Goldman Sachs CEO David Solomon has said concerns around retail exposure to private credit are likely to persist, but stressed that the bank remains constructive on the asset class and sees it as an attractive long-term opportunity, according to a report by Bloomberg.
Speaking on the firm’s earnings call, Solomon acknowledged that private credit has come under increased scrutiny in recent months, particularly in relation to retail-focused investment vehicles. However, he said Goldman has not experienced significant issues in the segment.
“We recognise that the private-credit industry has been an area of increased focus in recent months,” Solomon said. “I think there’s going to continue to be some noise around the retail space.”
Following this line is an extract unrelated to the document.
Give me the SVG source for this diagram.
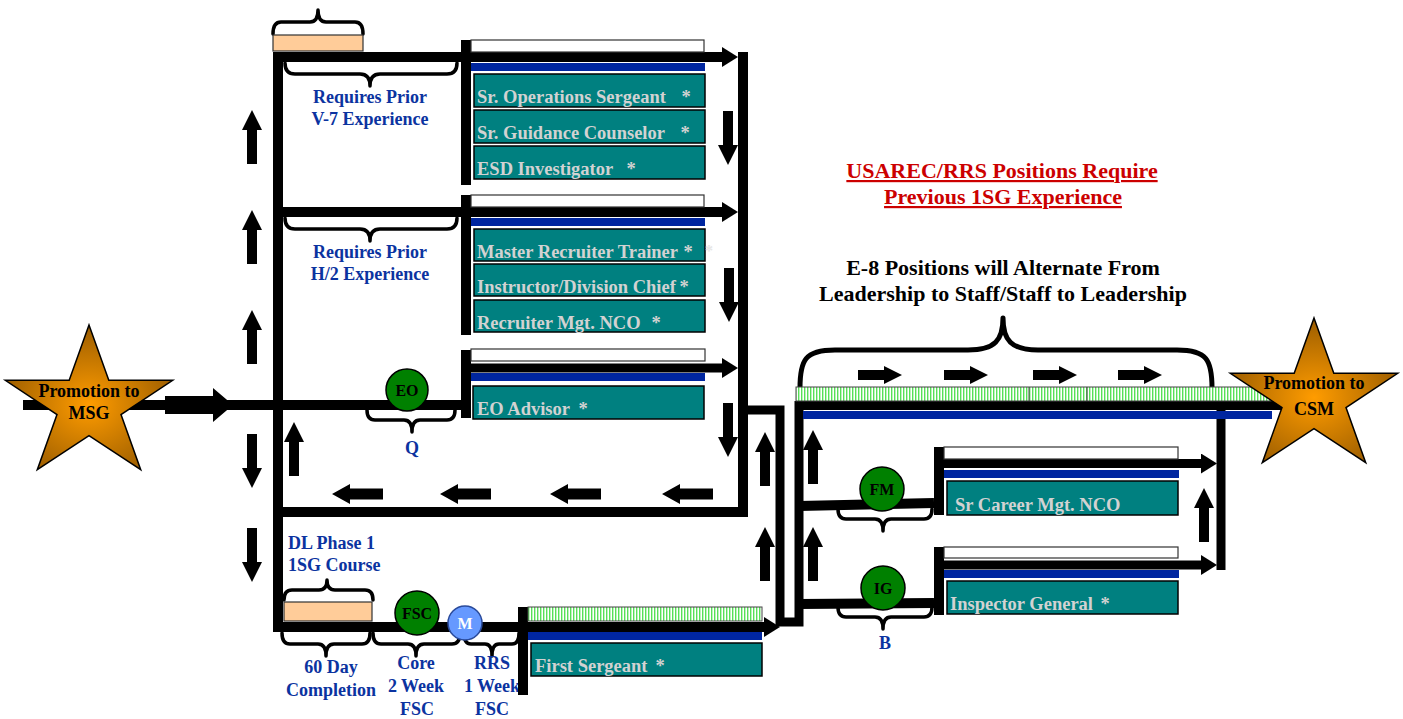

His comments come as major US banks have significantly expanded lending to non-bank financial institutions over the past decade, including private credit managers, private equity firms, hedge funds and other alternative lenders. Federal Reserve data shows large US banks had more than $1.2tn in loans to this sector as of late March.
Goldman’s own private credit platform has faced modest redemption pressure, with investors seeking to withdraw just under 5% of assets in the first quarter. The firm’s non-traded business development company met nearly all of that demand, narrowly staying below thresholds that have triggered liquidity constraints at some peer funds.
Despite recent volatility, Solomon reiterated that private credit remains a strategically important business for Goldman over the medium to long term, supported by continued demand from borrowers and investors.
He also noted that broader capital markets activity, including IPOs and sponsor-driven dealmaking, has been softer than expected, though he suggested a recovery could follow once market conditions stabilise.